Ok, so basically we are summing over all possible clusters, in order to minimize the sum of transmit powers associated to each cluster, weighted by the time duration. We essentially have a total time limit, and assign time to spend on each cluster. But note that there are a LARGE number of clusters (exponential in the cell size). Thus the goal is to use a function approximator (here, a DNN) to help reduce the cost of solving the linear program.

How do they actually do this? Since we are solving for the vector of times $t_s$, one might expect to simply learn a mapping $g: \mathcal{P}\rightarrow \mathbb{R}_+^{|S_n|} $, i.e. given a set of parameters $p\in\mathcal{P}$ (i.e. values for $L_f$, $P_{nk}$, etc...), the network $g$ would give values for the cluster times $\mathcal{T}_S=(t_{s_1},\ldots,t_{s_{|S_n|}})$. However, they do not do this. Quoting from page 3:

Ideally, we expect to train the DNN as a black-box algorithm that essentially works as a mapping from a problem instance to its corresponding optimal solution. However, doing so is impractical as the combinatorial nature of P2 poses high complexity in function approximation. This results in challenges to guarantee the optimality of the estimated solution.

In other words, the deep network is unable to directly generate solutions to the problem (at least in their case, for the networks they tried). The high output dimensionality in particular seemed to pose a problem. So instead, page 3 can be quoted as saying

Though it is hard to directly use the DNN to precisely generate exact solutions for P2, it helps to identify the pattern of user channel conditions in relationship of optimal clustering strategies. The basic idea is to use DNN to predict the users that are most promising in terms of clustering in the optimal solution, according to the channel conditions and demands.

So instead of trying to predict the solution, they attempt to predict which users to ignore when trying to compute the solution using an LP solver. In other words, the DNN outputs a binary vector $\mu$ of size $\mathcal{K}_n$, where $\mu_i$ decides whether user $i$ participates in the clustering. Quote (page 4):

Each element $\mu_k$ indicates that whether or not user $k$ participates in clustering scheduling.

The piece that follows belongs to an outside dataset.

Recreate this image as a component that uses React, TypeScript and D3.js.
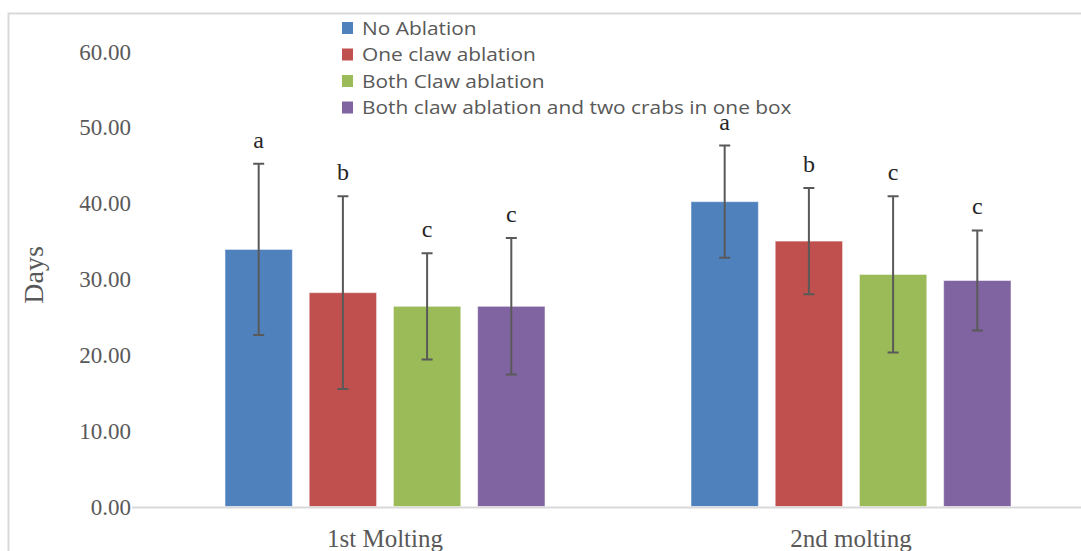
import { useEffect, useRef } from "react";
import * as d3 from "d3";

const categories = ["1st Molting", "2nd molting"];
const seriesNames = [
  "No Ablation",
  "One claw ablation",
  "Both Claw ablation",
  "Both claw ablation and two crabs in one box",
];
const colors = ["#4F81BD", "#C0504D", "#9BBB59", "#8064A2"];

// mean days per series, one value per category
const noAblation = [33.9, 40.2];
const oneClaw = [28.2, 35.0];
const bothClaw = [26.4, 30.6];
const bothClawTwoCrabs = [26.4, 29.8];

// standard deviations
const sdNoAblation = [11.3, 7.4];
const sdOneClaw = [12.7, 7.0];
const sdBothClaw = [7.0, 10.3];
const sdBothClawTwoCrabs = [9.0, 6.6];

// significance letters
const lettersNoAblation = ["a", "a"];
const lettersOneClaw = ["b", "b"];
const lettersBothClaw = ["c", "c"];
const lettersBothClawTwoCrabs = ["c", "c"];

const yTicks = [0, 10, 20, 30, 40, 50, 60];

const W = 1081,
  H = 551;

export default function App() {
  const ref = useRef<SVGSVGElement>(null);

  useEffect(() => {
    const svg = d3.select(ref.current);
    svg.selectAll("*").remove();

    const means = [noAblation, oneClaw, bothClaw, bothClawTwoCrabs];
    const sds = [sdNoAblation, sdOneClaw, sdBothClaw, sdBothClawTwoCrabs];
    const letters = [
      lettersNoAblation,
      lettersOneClaw,
      lettersBothClaw,
      lettersBothClawTwoCrabs,
    ];

    // chart frame (only top and left edges visible)
    svg
      .append("path")
      .attr("d", `M8.5,${H} L8.5,13.5 L${W},13.5`)
      .attr("fill", "none")
      .attr("stroke", "#d9d9d9")
      .attr("stroke-width", 2);

    const y = d3.scaleLinear().domain([0, 60]).range([506.5, 51.5]);
    const x0 = d3.scaleBand().domain(categories).range([152, 1084]);
    const x1 = d3
      .scaleBand()
      .domain(seriesNames)
      .range([0, 320])
      .paddingInner(0.2);
    const off = (x0.bandwidth() - 320) / 2;

    // y tick labels
    svg
      .append("g")
      .selectAll("text")
      .data(yTicks)
      .enter()
      .append("text")
      .attr("x", 131)
      .attr("y", (d) => y(d) + 8)
      .attr("text-anchor", "end")
      .attr("fill", "#595959")
      .style("font", "23px 'Liberation Serif', serif")
      .text((d) => d.toFixed(2));

    // y title
    svg
      .append("text")
      .attr("transform", `translate(43,275) rotate(-90)`)
      .attr("text-anchor", "middle")
      .attr("fill", "#595959")
      .style("font", "28px 'Liberation Serif', serif")
      .text("Days");

    // bars
    seriesNames.forEach((s, i) => {
      const g = svg.append("g");
      const rows = categories.map((c, j) => ({
        c,
        v: means[i][j],
        sd: sds[i][j],
        l: letters[i][j],
      }));
      const cx = (d) => x0(d.c)! + off + x1(s)! + x1.bandwidth() / 2;

      g.selectAll("rect")
        .data(rows)
        .enter()
        .append("rect")
        .attr("x", (d) => x0(d.c)! + off + x1(s)!)
        .attr("y", (d) => y(d.v))
        .attr("width", x1.bandwidth())
        .attr("height", (d) => y(0) - y(d.v))
        .attr("fill", colors[i])
        .attr("stroke", "rgba(255,255,255,0.5)")
        .attr("stroke-width", 1);

      // error bars
      g.selectAll("path.err")
        .data(rows)
        .enter()
        .append("path")
        .attr("class", "err")
        .attr("d", (d) => {
          const xc = cx(d);
          const t = y(d.v + d.sd),
            b = y(d.v - d.sd);
          return `M${xc - 5.5},${t} H${xc + 5.5} M${xc},${t} V${b} M${xc - 5.5},${b} H${xc + 5.5}`;
        })
        .attr("fill", "none")
        .attr("stroke", "#595959")
        .attr("stroke-width", 2);

      // letters
      g.selectAll("text")
        .data(rows)
        .enter()
        .append("text")
        .attr("x", cx)
        .attr("y", (d) => y(d.v + d.sd) - 16)
        .attr("text-anchor", "middle")
        .attr("fill", "#262626")
        .style("font", "24px 'Liberation Serif', serif")
        .text((d) => d.l);
    });

    // x axis line
    svg
      .append("line")
      .attr("x1", 132)
      .attr("x2", W)
      .attr("y1", y(0) + 1)
      .attr("y2", y(0) + 1)
      .attr("stroke", "#d9d9d9")
      .attr("stroke-width", 2);

    // category labels
    svg
      .append("g")
      .selectAll("text")
      .data(categories)
      .enter()
      .append("text")
      .attr("x", (d) => x0(d)! + x0.bandwidth() / 2)
      .attr("y", 547)
      .attr("text-anchor", "middle")
      .attr("fill", "#595959")
      .style("font", "25px 'Liberation Serif', serif")
      .text((d) => d);

    // legend (source font is wide, so stretch horizontally)
    const leg = svg
      .append("g")
      .selectAll("g")
      .data(seriesNames)
      .enter()
      .append("g")
      .attr("transform", (d, i) => `translate(342,${28 + i * 26.5})`);
    leg
      .append("rect")
      .attr("x", 0)
      .attr("y", -6)
      .attr("width", 11)
      .attr("height", 12)
      .attr("fill", (d, i) => colors[i]);
    leg
      .append("text")
      .attr("transform", "translate(20,6.5) scale(1.16,1)")
      .attr("fill", "#595959")
      .style("font", "18px 'Open Sans', sans-serif")
      .text((d) => d);
  }, []);

  return (
    <svg
      ref={ref}
      width={W}
      height={H}
      style={{ position: "absolute", left: 0, top: 0, background: "#fff" }}
    />
  );
}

So the deep network tells us which users can be ignored in the solution of the linear program. The parameter $\rho$ controls how many users will be ignored. This greatly reduces the cost of solving the linear program.


In this paper, I don't understand how they solve the optimization problem P2?

They test two methods:

  1. Solving the linear program via a solver in Matlab. Quote (page 4):

    In terms of the optimization algorithm, we optimally solve P2 by applying the LP solver in Matlab, where the simplex algorithm or the interior-point algorithm is adopted.

    You can read a little more about these algorithms here and here. You can also look at Matlab's linear program solver linprog here.

  2. Using the DNN to compute $\mu$, which gives a list of users to remove, then solve the simplified LP as above.


How do they generate the dataset for training the deep neural network from the solution vector of the P2 problem?

Since they have an LP solver, they simply have to run it on instances of the problem to generate the training data. From page 4:

The training data is generated by solving the optimization problem for $|\mathcal{K}_n|$ users in each cell $n$.

and page 3:

During the training phase, the DNN is trained by data sets consisting of the parameters of P2 as the input, and the users participating in clustering in the optimal solution obtained by the solver as the desired output.

Recall that the deep network is supposed to predict which users will participate in the clustering i.e. in the solution P2. Since we have an optimal LP solver, given a bunch of problem instances, we can simply compute the optimal solution, and then check which users

In other words, given $m$ "problem sets", i.e. linear program parameter sets, $X=(x_1,\ldots,x_m)$, we can use the LP to generate $m$ binary vectors of which users participated in the clustering $Y=(y_1,\ldots,y_m)$. Note that each $x_i$ is a list of parameter values, while $y_j$ is the binary $\mu$ vector for the problem described by $x_j$. The training set is then simply $(X,Y)$, where the neural network is a map $g:X\rightarrow Y$.

Hopefully that helps.